K-State used four timeouts to avoid delay-of-game penalties and got flagged for a delay once. It also committed two illegal offensive substitution penalties.
The mistakes were frustrating because of their timing and frequency. The most egregious errors left Snyder throwing his headset in disgust.
On the opening drive of the second quarter, the Wildcats weren’t organized enough to successfully run back-to-back plays. At one point, they took a delay penalty, followed it with a 13-yard pass, took a timeout, followed it with an incomplete pass and then took another timeout.
They also had to burn a timeout on the opening play of the fourth quarter to avoid a penalty despite having the between-periods break to choose a play.
“We had a lot of mental errors,” K-State running back Charles Jones said. “Clock management was not good.

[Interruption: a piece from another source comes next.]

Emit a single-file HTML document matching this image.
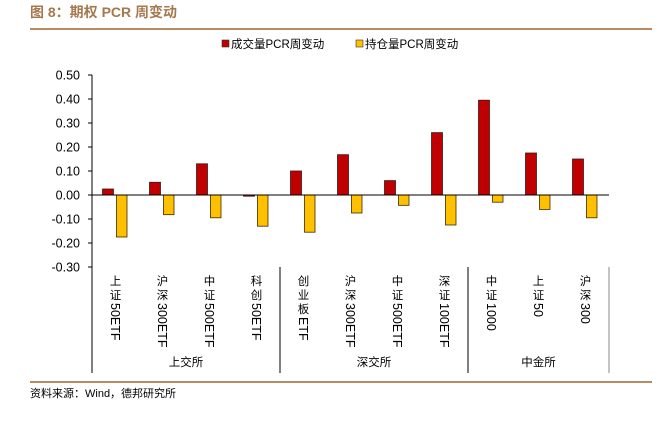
<!DOCTYPE html>
<html><head><meta charset="utf-8"><style>
body{margin:0;background:#fff;}
svg text{font-family:"Liberation Sans","Noto Sans CJK SC",sans-serif;}
</style></head><body>
<svg width="663" height="417" xmlns="http://www.w3.org/2000/svg">
<text x="30" y="17" font-size="14" font-weight="bold" fill="#a5784d">图 8：期权 PCR 周变动</text>
<line x1="30" y1="29" x2="652" y2="29" stroke="#b88b63" stroke-width="2"/>
<g>
<rect x="222" y="40" width="7" height="7" fill="#c00000" stroke="#333" stroke-width="0.6"/>
<text x="231" y="48" font-size="11.5" fill="#000">成交量PCR周变动</text>
<rect x="356" y="40" width="7" height="7" fill="#ffc000" stroke="#333" stroke-width="0.6"/>
<text x="365" y="48" font-size="11.5" fill="#000">持仓量PCR周变动</text>
</g>
<g id="plot"></g>
<line x1="30" y1="382" x2="652" y2="382" stroke="#b88b63" stroke-width="2"/>
<text x="30" y="397" font-size="11" fill="#000">资料来源：Wind，德邦研究所</text>
</svg>
<script>
const categories=[["上","证","50ETF"],["沪","深","300ETF"],["中","证","500ETF"],["科","创","50ETF"],["创","业","板","ETF"],["沪","深","300ETF"],["中","证","500ETF"],["深","证","100ETF"],["中","证","1000"],["上","证","50"],["沪","深","300"]];
const groups=["上交所","深交所","中金所"];
const groupSizes=[4,4,3];
const volumeValues=[0.025,0.053,0.13,-0.005,0.10,0.168,0.06,0.26,0.395,0.175,0.15];
const oiValues=[-0.175,-0.082,-0.095,-0.13,-0.155,-0.075,-0.043,-0.125,-0.03,-0.06,-0.095];
const yTicks=[0.5,0.4,0.3,0.2,0.1,0,-0.1,-0.2,-0.3];
const NS="http://www.w3.org/2000/svg";
const g=document.getElementById('plot');
const X0=92,CW=47,Y0=195,PX=240;
const y=v=>Y0-v*PX;
const xc=i=>X0+CW*i+CW/2;
function mk(t,a){const e=document.createElementNS(NS,t);for(const k in a)e.setAttribute(k,a[k]);g.appendChild(e);return e;}
let e=mk('line',{x1:X0,y1:y(0.5),x2:X0,y2:y(-0.3),stroke:'#000','stroke-width':1});


yTicks.forEach(t=>{
 let l=mk('line',{x1:X0-4,y1:y(t),x2:X0,y2:y(t),stroke:'#000'});
 
 
 let tx=mk('text',{x:X0-12,y:y(t)+4.5,'font-size':12.5,'text-anchor':'end',fill:'#000'});
 tx.textContent=t.toFixed(2);
 
 
});
categories.forEach((c,i)=>{
 const cx=xc(i);
 let v=volumeValues[i];
 let r=mk('rect',{x:cx-13,y:Math.min(y(v),Y0),width:11,height:Math.max(Math.abs(y(v)-Y0),0.8),fill:'#c00000',stroke:'#3a1a1a','stroke-width':0.8});
 
 
 let o=oiValues[i];
 let r2=mk('rect',{x:cx+1,y:Math.min(y(o),Y0),width:10.5,height:Math.abs(y(o)-Y0),fill:'#ffc000',stroke:'#3a2a00','stroke-width':0.8});
 
 
 let yy=285;
 c.forEach(s=>{
  if(s.length===1){
   let t=mk('text',{x:cx,y:yy,'font-size':11.5,'text-anchor':'middle',fill:'#000'});t.textContent=s;
   
   
   yy+=14;
  }else{
   let t=mk('text',{x:cx-4.5,y:yy-10,'font-size':12.5,fill:'#000',transform:`rotate(90 ${cx-4.5} ${yy-10})`});t.textContent=s;
   
   
  }
 });
});
let z=mk('line',{x1:X0,y1:Y0,x2:X0+CW*11,y2:Y0,stroke:'#000'});


let start=0;
groupSizes.forEach((n,k)=>{
 const xe=X0+CW*(start+n);
 let s=mk('line',{x1:xe,y1:267,x2:xe,y2:373,stroke:k==2?'#888':'#000'});
 
 
 let t=mk('text',{x:X0+CW*(start+n/2),y:366,'font-size':11.5,'text-anchor':'middle',fill:'#000'});
 t.textContent=groups[k];
 
 
 start+=n;
});
let a=mk('line',{x1:X0,y1:267,x2:X0,y2:373,stroke:'#000'});


</script>
</body></html>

We wasted a lot of timeouts. I feel like we were having communication problems, from signaling plays late to (changing) plays late to just having terrible clock management and not getting on the ball soon enough, which is what Coach Snyder preaches.”
K-State has been plagued by similar communication issues before. It took several delay penalties in the season-opener against Stanford and struggled with the play clock last year.
The Wildcats prefer to take their time between plays in an effort to control clock and read defenses. Ertz typically calls one play in the huddle and then looks to the sideline for a possible change.
That strategy has paid dividends at times, but K-State often took too much time against West Virginia.
“It’s a mixture of a lot of things,” Ertz said. “Obviously, there is quite a bit of crowd noise, so anytime you go to change a play or have any kind of communication it takes a lot longer than it normally would, because you have to repeat it and repeat it, because not everyone can hear.
“Those are just things we need to work on, about getting quicker. I need to be better about getting right to people’s ears and then we just need to be more decisive with plays.”
There are sure to be differing opinions on how to best solve the problem, but K-State players and coaches are in agreement on one thing: these problems can’t persist.
“It’s something that we can fix, but we need to fix it ASAP,” Jones said. “We are in Big 12 play. We can’t afford to lose timeouts for no reason.”